Zweigelt 2019, Hannes Reeh, Neusiedlersee DAC, Austria
Fairly light in colour, with red berries, ripe fruit, almost overripe, but not too much, there’s a good balance and tannins for the structure. Quite enjoyable.
Zweigelt 2019, Salzl Seewinkelhof, Neusiedlersee DAC, Austria
Fresh and aromatic, lots of fruit, full-bodied, refreshing in taste. Excellent.
Zweigelt 2019, Moser Weine, Neusiedlersee DAC, Austria
Ripe, crushed cherries and prunes on the nose. Savoury, spicy on the palate, slightly volatile. (8.50 euros)
Artisan Wines 2018 Neusiedlersee DAC Reserve, Austria
Lots of dark cherries and red berries, good structure although light and elegant in style. Very balanced and very drinkable.
Other red wines
Sankt Laurent 2019, Ried Herrschaftswald, Markus Iro, Burgenland, Austria
Fresh herbs and dark fruit mingle with some oak aromas. It is refreshing on the palate. Pleasant and unpretentious.

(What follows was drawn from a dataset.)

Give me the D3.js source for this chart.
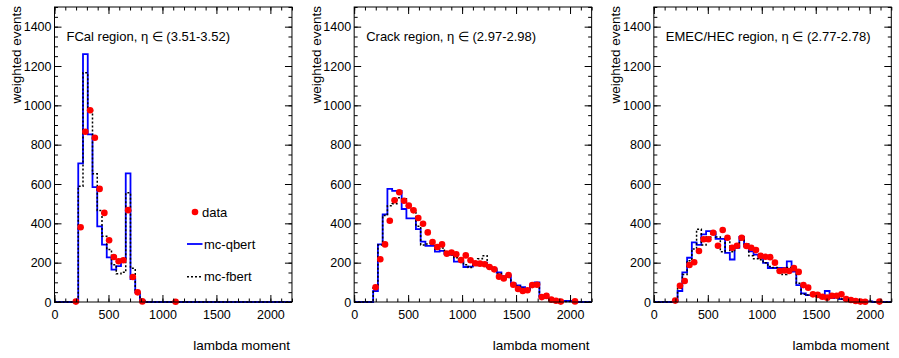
<!DOCTYPE html>
<html>
<head>
<meta charset="utf-8">
<script src="https://cdn.jsdelivr.net/npm/d3@7"></script>
<style>
  body { margin: 0; background: #fff; }
  svg { display: block; font-family: "Liberation Sans", Arial, sans-serif; }
</style>
</head>
<body>
<svg id="chart" width="899" height="358"></svg>
<script>
// 50 bins of width 44 over 0-2200; the arrays start at bin 4 (lambda = 176)
const binWidth = 44, nBins = 50, firstBin = 4;

const regionLabels = [
  "FCal region, η ∈ (3.51-3.52)",
  "Crack region, η ∈ (2.97-2.98)",
  "EMEC/HEC region, η ∈ (2.77-2.78)"
];

// null = no marker in that bin
const fcalData  = [2, 380, 866, 975, 835, 575, 453, 314, 229, 207, 212, 467, 127, 49, 3,
                   null, null, null, null, null, null, 1];
const fcalQbert = [0, 705, 1260, 852, 584, 385, 292, 227, 165, 182, 216, 654, 117, 49, 7];
const fcalFbert = [0, 589, 1166, 975, 652, 465, 334, 267, 190, 144, 151, 555, 171, 54, 5];

const crackData  = [75, 217, 293, 413, 517, 558, 515, 490, 466, 427, 398, 354, 305, 280, 293,
                    246, 252, 243, 213, 237, 212, 197, 195, 192, 178, 166, 129, 120, 137, 88,
                    66, 56, 60, 86, 88, 25, 31, 12, 6, 2, null, null, 3];
const crackQbert = [56, 293, 446, 575, 565, 565, 473, 425, 425, 371, 307, 285, 285, 256, 260,
                    245, 240, 205, 205, 178, 180, 200, 200, 200, 178, 170, 150, 130, 135, 95,
                    85, 75, 60, 88, 100, 25, 20, 12, 5, 2, 5, 5, 0];
const crackFbert = [80, 290, 440, 490, 500, 530, 525, 490, 460, 385, 290, 295, 300, 270, 275,
                    250, 240, 225, 210, 190, 175, 185, 220, 235, 175, 165, 145, 130, 125, 90,
                    80, 70, 65, 80, 95, 25, 25, 15, 8, 3, 3, 2, 0];

const emecData  = [7, 83, 107, 188, 202, 259, 319, 319, 352, 286, 366, 327, 276, 286, 327,
                   285, 276, 264, 235, 230, 228, 200, 158, 160, 158, 172, 153, 86, 73, 39,
                   36, 27, 22, 32, 32, 39, 15, 10, 5, 2, 1, null, null, 2];
const emecQbert = [3, 56, 151, 225, 303, 290, 344, 360, 355, 321, 321, 250, 216, 275, 331,
                   283, 258, 241, 224, 199, 173, 173, 173, 173, 207, 154, 86, 44, 35, 35,
                   30, 22, 56, 20, 35, 15, 10, 8, 3, 3, 3, 3];
const emecFbert = [5, 70, 140, 210, 270, 370, 290, 330, 345, 330, 255, 320, 255, 280, 315,
                   295, 235, 220, 215, 200, 180, 175, 160, 140, 175, 160, 95, 40, 35, 35,
                   30, 25, 30, 30, 25, 15, 12, 8, 5, 3, 2, 2];

const panels = [
  {label: regionLabels[0], data: fcalData,  qbert: fcalQbert,  fbert: fcalFbert},
  {label: regionLabels[1], data: crackData, qbert: crackQbert, fbert: crackFbert},
  {label: regionLabels[2], data: emecData,  qbert: emecQbert,  fbert: emecFbert}
];

const legendItems = ["data", "mc-qbert", "mc-fbert"];

const W = 899, H = 358, padW = W / 3;
const margin = {top: 7, right: 7.7, bottom: 56, left: 54.5};
const width = padW - margin.left - margin.right,
      height = H - margin.top - margin.bottom;

const x = d3.scaleLinear().domain([0, binWidth * nBins]).range([0, width]);
const y = d3.scaleLinear().domain([0, 1500]).range([height, 0]);

const svg = d3.select("#chart");

// full list of bin contents, padded with zeros
function fullHist(vals) {
  const out = new Array(nBins).fill(0);
  vals.forEach((v, i) => { out[firstBin + i] = v; });
  return d3.range(nBins + 1).map(i => ({edge: i * binWidth, v: out[Math.min(i, nBins - 1)]}));
}

const step = d3.line()
  .x(d => x(d.edge))
  .y(d => y(d.v))
  .curve(d3.curveStepAfter);

const fmt = d3.format("d");

panels.forEach((p, pi) => {
  const g = svg.append("g")
    .attr("transform", `translate(${pi * padW + margin.left},${margin.top})`);

  // histograms
  g.append("path")
    .datum(fullHist(p.qbert))
    .attr("fill", "none")
    .attr("stroke", "#0000ff")
    .attr("stroke-width", 1.8)
    .attr("d", step);

  g.append("path")
    .datum(fullHist(p.fbert))
    .attr("fill", "none")
    .attr("stroke", "#000")
    .attr("stroke-width", 1.5)
    .attr("stroke-dasharray", "2,2")
    .attr("d", step);

  // data points
  const pts = p.data.map((v, i) => ({c: (firstBin + i + 0.5) * binWidth, v: v}))
    .filter(d => d.v !== null);
  g.selectAll(".pt")
    .data(pts)
    .join("circle")
    .attr("class", "pt")
    .attr("cx", d => x(d.c))
    .attr("cy", d => y(d.v))
    .attr("r", 3.3)
    .attr("fill", "#ff0000");

  // axes, ROOT style: ticks inside on all four sides
  const xMajor = d3.range(0, 2001, 500), xMinor = d3.range(0, 2201, 100);
  const yMajor = d3.range(0, 1401, 200), yMinor = d3.range(0, 1501, 50);

  const axes = [
    [d3.axisBottom(x).tickValues(xMinor).tickFormat(""), `translate(0,${height})`, -3.5, 0],
    [d3.axisBottom(x).tickValues(xMajor).tickFormat(fmt), `translate(0,${height})`, -7, 8],
    [d3.axisTop(x).tickValues(xMinor).tickFormat(""), "translate(0,0)", -3.5, 0],
    [d3.axisTop(x).tickValues(xMajor).tickFormat(""), "translate(0,0)", -7, 0],
    [d3.axisLeft(y).tickValues(yMinor).tickFormat(""), "translate(0,0)", -3.5, 0],
    [d3.axisLeft(y).tickValues(yMajor).tickFormat(fmt), "translate(0,0)", -7, 3],
    [d3.axisRight(y).tickValues(yMinor).tickFormat(""), `translate(${width},0)`, -3.5, 0],
    [d3.axisRight(y).tickValues(yMajor).tickFormat(""), `translate(${width},0)`, -7, 0]
  ];
  axes.forEach(([ax, tr, len, pad]) => {
    const a = g.append("g")
      .attr("transform", tr)
      .call(ax.tickSizeInner(len).tickSizeOuter(0).tickPadding(pad));
    a.select(".domain").remove();
    a.selectAll("line").attr("stroke", "#000").attr("stroke-width", 1);
    a.selectAll("text")
      .style("font-family", '"Liberation Sans", Arial, sans-serif')
      .style("font-size", "12.5px")
      .attr("fill", "#000");
  });

  // frame
  g.append("rect")
    .attr("width", width)
    .attr("height", height)
    .attr("fill", "none")
    .attr("stroke", "#000")
    .attr("stroke-width", 1);

  // titles
  g.append("text")
    .attr("transform", `translate(${21 - margin.left},-1) rotate(-90)`)
    .attr("text-anchor", "end")
    .style("font-size", "13.5px")
    .text("weighted events");

  g.append("text")
    .attr("x", width - 2)
    .attr("y", 350 - margin.top)
    .attr("text-anchor", "end")
    .style("font-size", "13.5px")
    .text("lambda moment");

  g.append("text")
    .attr("x", 12)
    .attr("y", 41 - margin.top)
    .style("font-size", "13px")
    .text(p.label);

  // legend only in the first pad
  if (pi === 0) {
    const lg = g.append("g").attr("transform", `translate(${-margin.left},${-margin.top})`);
    lg.append("circle").attr("cx", 195).attr("cy", 212).attr("r", 3.3).attr("fill", "#ff0000");
    lg.append("line").attr("x1", 187).attr("x2", 202.5).attr("y1", 244).attr("y2", 244)
      .attr("stroke", "#0000ff").attr("stroke-width", 1.8);
    lg.append("line").attr("x1", 187).attr("x2", 202.5).attr("y1", 276.7).attr("y2", 276.7)
      .attr("stroke", "#000").attr("stroke-width", 1.5).attr("stroke-dasharray", "2,2");
    lg.selectAll(".lt")
      .data(legendItems)
      .join("text")
      .attr("class", "lt")
      .attr("x", (d, i) => i === 0 ? 202 : 204)
      .attr("y", (d, i) => [216.5, 248.5, 281][i])
      .style("font-size", "13px")
      .text(d => d);
  }
});
</script>
</body>
</html>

Blaufränkisch Ried Ungerberg 2017, Georg Preisinger, Burgenland, Austria
Concentrated aromas, dense fruitiness, black currants, fresh herbs, sour cherries. It is structured with noticeable tannins and, in the finish, lovely refreshing fruit with even a mouthwatering acidity.
To end this tasting, we had something quite special: a sparkling red zweigelt.
Reehbellion Zweigelt Schaumwein, Hannes Reeh, Austria
This slightly odd sparkling wine with added carbon dioxide has a really dark colour and a lot of foam when you pour it. It is packed with dark fruit; it’s dry and quite structured. A versatile variety, zweigelt.